**SET TASK**
Print the material below exactly as it stands, please, from its first line to the line holding "d => d.data.color);", with no pictures.

start

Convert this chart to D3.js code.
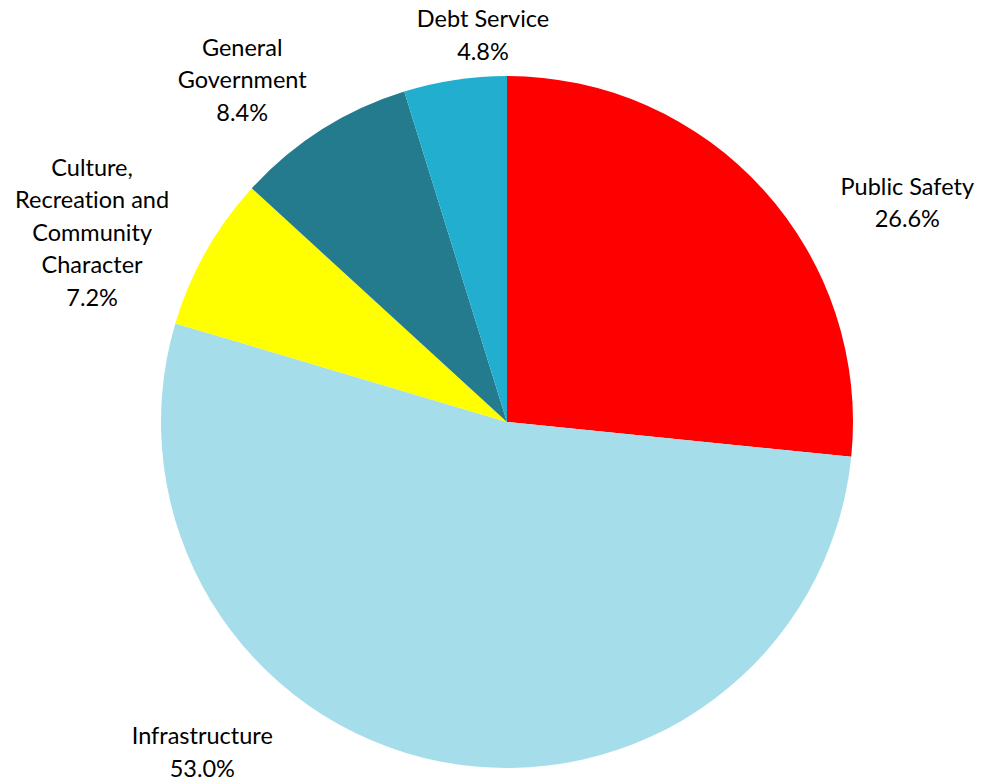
<!DOCTYPE html>
<html>
<head>
<meta charset="utf-8">
<script src="https://cdn.jsdelivr.net/npm/d3@7"></script>
<style>
  html, body { margin: 0; padding: 0; background: #fff; }
  svg { display: block; }
  text { font-family: Lato, "Liberation Sans", sans-serif; font-size: 23.5px; fill: #000; font-variant-ligatures: none; }
</style>
</head>
<body>
<svg id="chart" width="981" height="782"></svg>
<script>
// Budget share by function, clockwise from 12 o'clock
const categories = ["Public Safety", "Infrastructure", "Culture, Recreation and Community Character", "General Government", "Debt Service"];
const shares = [26.6, 53.0, 7.2, 8.4, 4.8];
const labelLines = [
  ["Public Safety"],
  ["Infrastructure"],
  ["Culture,", "Recreation and", "Community", "Character"],
  ["General", "Government"],
  ["Debt Service"]
];
const colors = ["#FF0000", "#A6DDEA", "#FFFF00", "#247B8E", "#22AECF"];

// Label placement nudges relative to the outer label arc
const labelNudge = [[114, 39], [-230, -49], [-79, 0], [-58, -17], [34, -6]];

const width = 981, height = 782;
const cx = 507, cy = 422, radius = 346;
const lineHeight = 32.5;

const svg = d3.select("#chart");
const g = svg.append("g").attr("transform", `translate(${cx},${cy})`);

const data = categories.map((c, i) => ({ name: c, value: shares[i], lines: labelLines[i], color: colors[i], nudge: labelNudge[i] }));

const pie = d3.pie().value(d => d.value).sort(null);
const arc = d3.arc().innerRadius(0).outerRadius(radius);
const labelArc = d3.arc().innerRadius(radius + 40).outerRadius(radius + 40);

const arcs = pie(data);

g.selectAll("path.slice")
  .data(arcs)
  .join("path")
  .attr("class", "slice")
  .attr("d", arc)
  .attr("fill", d => d.data.color);

const fmt = d3.format(".1f");

const labels = g.selectAll("text.label")
  .data(arcs)
  .join("text")
  .attr("class", "label")
  .attr("text-anchor", "middle")
  .attr("transform", d => {
    const [x, y] = labelArc.centroid(d);
    return `translate(${x + d.data.nudge[0]},${y + d.data.nudge[1]})`;
  });

labels.each(function(d) {
  const lines = d.data.lines.concat([fmt(d.data.value) + "%"]);
  const top = -(lines.length - 1) * lineHeight / 2;
  d3.select(this).selectAll("tspan")
    .data(lines)
    .join("tspan")
    .attr("x", 0)
    .attr("y", (l, i) => top + i * lineHeight)
    .attr("dominant-baseline", "central")
    .text(l => l);
});
</script>
</body>
</html>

end

**RESPONSE TO THE TASK**
Convert this chart to D3.js code.
<!DOCTYPE html>
<html>
<head>
<meta charset="utf-8">
<script src="https://cdn.jsdelivr.net/npm/d3@7"></script>
<style>
  html, body { margin: 0; padding: 0; background: #fff; }
  svg { display: block; }
  text { font-family: Lato, "Liberation Sans", sans-serif; font-size: 23.5px; fill: #000; font-variant-ligatures: none; }
</style>
</head>
<body>
<svg id="chart" width="981" height="782"></svg>
<script>
// Budget share by function, clockwise from 12 o'clock
const categories = ["Public Safety", "Infrastructure", "Culture, Recreation and Community Character", "General Government", "Debt Service"];
const shares = [26.6, 53.0, 7.2, 8.4, 4.8];
const labelLines = [
  ["Public Safety"],
  ["Infrastructure"],
  ["Culture,", "Recreation and", "Community", "Character"],
  ["General", "Government"],
  ["Debt Service"]
];
const colors = ["#FF0000", "#A6DDEA", "#FFFF00", "#247B8E", "#22AECF"];

// Label placement nudges relative to the outer label arc
const labelNudge = [[114, 39], [-230, -49], [-79, 0], [-58, -17], [34, -6]];

const width = 981, height = 782;
const cx = 507, cy = 422, radius = 346;
const lineHeight = 32.5;

const svg = d3.select("#chart");
const g = svg.append("g").attr("transform", `translate(${cx},${cy})`);

const data = categories.map((c, i) => ({ name: c, value: shares[i], lines: labelLines[i], color: colors[i], nudge: labelNudge[i] }));

const pie = d3.pie().value(d => d.value).sort(null);
const arc = d3.arc().innerRadius(0).outerRadius(radius);
const labelArc = d3.arc().innerRadius(radius + 40).outerRadius(radius + 40);

const arcs = pie(data);

g.selectAll("path.slice")
  .data(arcs)
  .join("path")
  .attr("class", "slice")
  .attr("d", arc)
  .attr("fill", d => d.data.color);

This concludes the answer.